Fleet Financial Group said Thursday that it has completed the integration of its two most recent acquisitions, Shawmut National Corp. and National Westminster Bancorp, while hitting its cost-reduction target of $600 million.

Officials of the Boston-based holding company also said the 18-month post-merger consolidation process ended with less customer attrition than they expected.

Analysts had criticized Fleet for its sluggishness in absorbing Boston- based Shawmut, which it bought in December 1995 for $3.7 billion, and New Jersey-based Natwest, which it acquired in May 1996 for $3.26 billion.

Some worried that with the two megadeals, Fleet might have bitten off more than it could chew. And many institutions have struggled and not always succeeded at integrating the systems and operations of single acquisitions.

"We are happy to report that we have undertaken the conversion with success," said Eugene M. McQuade, vice chairman and chief financial officer.

Fleet said it retained "nearly 100%" of its corporate customers and more than 95% of retail customers. Consultants said it is common for a merging bank to lose 10% of its customers.

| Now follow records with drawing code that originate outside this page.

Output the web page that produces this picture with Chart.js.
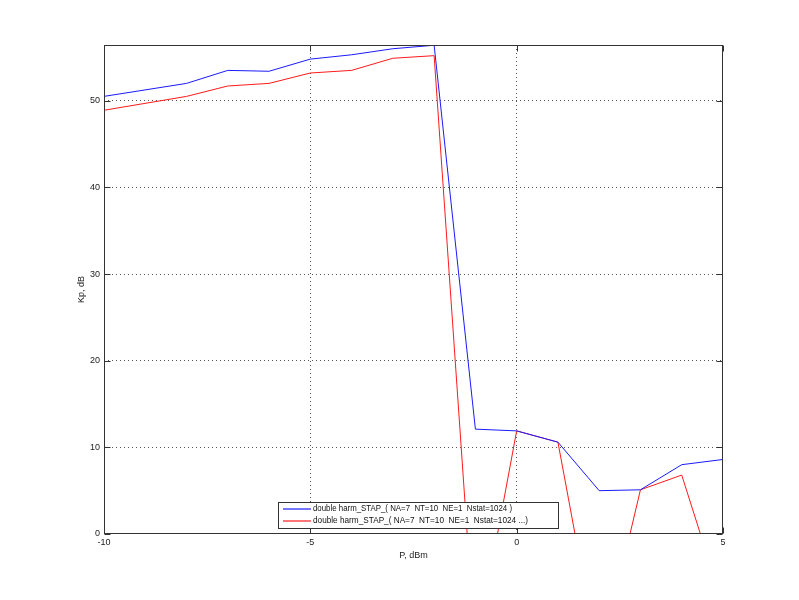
<!DOCTYPE html>
<html>
<head>
<meta charset="utf-8">
<title>Kp vs P</title>
<script src="https://cdn.jsdelivr.net/npm/chart.js@4.4.1/dist/chart.umd.min.js"></script>
<style>
  html, body { margin: 0; padding: 0; background: #fff; }
  #wrap { width: 799px; height: 600px; }
</style>
</head>
<body>
<div id="wrap"><canvas id="kpChart" width="799" height="600"></canvas></div>
<script>
// data
const powerDbm = [-10, -8, -7, -6, -5, -4, -3, -2, -1, 0, 1, 2, 3, 4, 5];
const kpBlue = [50.5, 52.0, 53.5, 53.4, 54.8, 55.3, 56.0, 56.4, 12.1, 11.9, 10.6, 5.0, 5.1, 8.0, 8.6];
const kpRed = [48.9, 50.5, 51.7, 52.0, 53.2, 53.5, 54.9, 55.2, -13.7, 11.9, 10.6, -15.0, 5.1, 6.8, -8.2];
const seriesLabels = [
  "double harm_STAP_( NA=7  NT=10  NE=1  Nstat=1024 )",
  "double harm_STAP_( NA=7  NT=10  NE=1  Nstat=1024 ...)"
];
const seriesColors = ["#1a1aff", "#ff1a1a"];
const xTicks = [-10, -5, 0, 5];
const yTicks = [0, 10, 20, 30, 40, 50];

const FONT = "Liberation Sans, Arial, sans-serif";
const AXIS_COLOR = "#333";

function toPoints(xs, ys) {
  return xs.map((x, i) => ({ x: x, y: ys[i] }));
}

// hide dotted grid where it sits on the box edge
function gridColor(ctx) {
  const s = ctx.scale;
  if (ctx.tick && (ctx.tick.value === s.min || ctx.tick.value === s.max)) return "rgba(0,0,0,0)";
  return "#555";
}

// box, inward ticks, axis titles and legend (matlab look)
const matlabFrame = {
  id: "matlabFrame",
  afterDraw(chart) {
    const ctx = chart.ctx;
    const a = chart.chartArea;
    const xs = chart.scales.x;
    const ys = chart.scales.y;
    const L = Math.round(a.left) + 0.5, R = Math.round(a.right) - 0.5;
    const T = Math.round(a.top) + 0.5, B = Math.round(a.bottom) - 0.5;

    ctx.save();
    ctx.setLineDash([]);
    ctx.strokeStyle = AXIS_COLOR;
    ctx.lineWidth = 1;
    ctx.strokeRect(L, T, R - L, B - T);

    // inward tick marks on all four sides
    const tl = 6;
    ctx.beginPath();
    xTicks.forEach(v => {
      const px = Math.round(xs.getPixelForValue(v)) + 0.5;
      ctx.moveTo(px, B); ctx.lineTo(px, B - tl);
      ctx.moveTo(px, T); ctx.lineTo(px, T + tl);
    });
    yTicks.forEach(v => {
      const py = Math.round(ys.getPixelForValue(v)) + 0.5;
      ctx.moveTo(L, py); ctx.lineTo(L + tl, py);
      ctx.moveTo(R, py); ctx.lineTo(R - tl, py);
    });
    ctx.stroke();

    // axis titles
    ctx.fillStyle = "#222";
    ctx.font = "9px " + FONT;
    ctx.textAlign = "center";
    ctx.textBaseline = "middle";
    ctx.fillText("P, dBm", (a.left + a.right) / 2, 556);
    ctx.save();
    ctx.translate(82, (a.top + a.bottom) / 2);
    ctx.rotate(-Math.PI / 2);
    ctx.fillText("Kp, dB", 0, 0);
    ctx.restore();

    // legend box
    const lx = 278.5, ly = 502.5, lw = 280, lh = 26;
    ctx.fillStyle = "#fff";
    ctx.fillRect(lx, ly, lw, lh);
    ctx.strokeStyle = AXIS_COLOR;
    ctx.strokeRect(lx, ly, lw, lh);
    const rows = [509, 521];
    seriesLabels.forEach((label, i) => {
      ctx.fillStyle = seriesColors[i];
      ctx.globalAlpha = 0.6;
      ctx.fillRect(283, rows[i] - 1, 28, 2);
      ctx.globalAlpha = 1;
      ctx.fillStyle = "#111";
      ctx.textAlign = "left";
      ctx.fillText(label, 313, rows[i], i === 0 ? 199 : 215);
    });
    ctx.restore();
  }
};

new Chart(document.getElementById("kpChart"), {
  type: "line",
  data: {
    datasets: [
      {
        label: seriesLabels[0],
        data: toPoints(powerDbm, kpBlue),
        borderColor: seriesColors[0],
        borderWidth: 1,
        pointRadius: 0,
        tension: 0,
        fill: false
      },
      {
        label: seriesLabels[1],
        data: toPoints(powerDbm, kpRed),
        borderColor: seriesColors[1],
        borderWidth: 1,
        pointRadius: 0,
        tension: 0,
        fill: false
      }
    ]
  },
  options: {
    responsive: false,
    animation: false,
    layout: { padding: { left: 0, right: 76, top: 45, bottom: 0 } },
    plugins: {
      legend: { display: false },
      tooltip: { enabled: false }
    },
    scales: {
      x: {
        type: "linear",
        min: -10,
        max: 5,
        afterFit: (s) => { s.height = 66; },
        afterBuildTicks: (s) => { s.ticks = xTicks.map(v => ({ value: v })); },
        ticks: {
          color: "#222",
          font: { family: FONT, size: 9 },
          padding: 3,
          maxRotation: 0
        },
        grid: {
          drawTicks: false,
          color: gridColor,
          lineWidth: 1
        },
        border: { display: false, dash: [1, 3] }
      },
      y: {
        type: "linear",
        min: 0,
        max: 56.43,
        afterFit: (s) => { s.width = 104; },
        afterBuildTicks: (s) => { s.ticks = yTicks.map(v => ({ value: v })); },
        ticks: {
          color: "#222",
          font: { family: FONT, size: 9 },
          padding: 4
        },
        grid: {
          drawTicks: false,
          color: gridColor,
          lineWidth: 1
        },
        border: { display: false, dash: [1, 3] }
      }
    }
  },
  plugins: [matlabFrame]
});
</script>
</body>
</html>
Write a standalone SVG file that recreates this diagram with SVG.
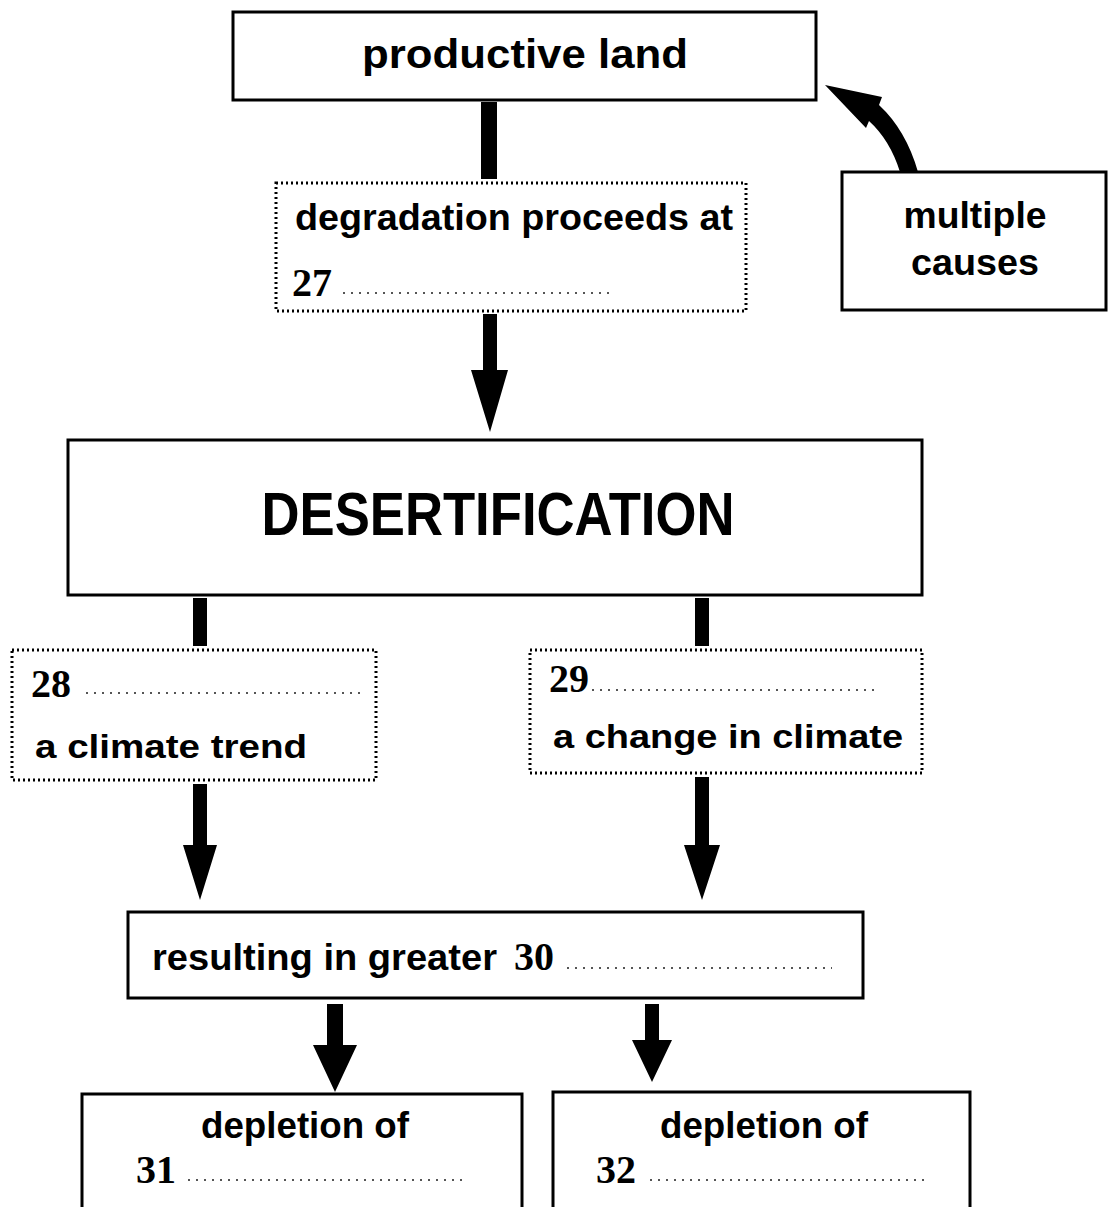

Mr. McQuade also said reductions of operating expenses could go as high as $650 million year as branches and other real estate are sold.

Analysts called Thursday's announcement "justifiable bragging," as Fleet is finally beginning to show positive results from the consolidations.

"We had not been recommending Fleet for some time because we believed their integration was not on schedule and there was a lack of revenue growth," said Michael Mayo, an analyst at Credit Suisse First Boston, who just upgraded his Fleet rating to "buy" from "hold."

But Mr. Mayo said times have changed. "Management has said that the company will now focus on revenue growth and the quality of earnings," he said. "The cloud that had been hanging over Fleet is gone."

Indeed, Mr. McQuade said "we are focusing on making sure the revenue engine is running at full RPM."

Fleet's final major conversion task, the combination of 40 computer systems that handled Natwest's deposit accounts in New Jersey, was completed last weekend.

During the course of the integration, the bank combined 707 different computer systems into one. It combined 564 branches and 1,236 automated teller machines with existing Fleet systems. And it converted 4.4 million deposit accounts and 3.6 million customers.

Fleet will now put its single operating platform to work to improve customer service, speed product development, and enhance revenues, said Michael Zucchini, vice chairman and chief technology officer.

"What we have done is fairly unique," said Mr. Zucchini. "Now you can walk into any one of our 1,200 branches and have the same experience."

A single computer platform will allow Fleet to market its set of products in a consistent way to customers throughout its branch system, he explained.

"It reduces our expense base, makes training easier, and improves efficiency," said Mr. Zucchini.

Consultants agreed, saying a unified computer platform can cut a bank's operating expenses by 15% to 20%.

"The ability to recognize customers systemwide becomes a significant competitive advantage," said Robert Zizka, managing vice president at First Manhattan Consulting Group. "This will position Fleet very well for revenue growth."

As a result of the mergers, Fleet has doubled its asset size, to $81.7 billion, and increased its branch network to 1,200 offices, spread from New England to the New York metropolitan area.

Fleet's stock price was down 81 cents Thursday amid a general banking selloff, to $64.187.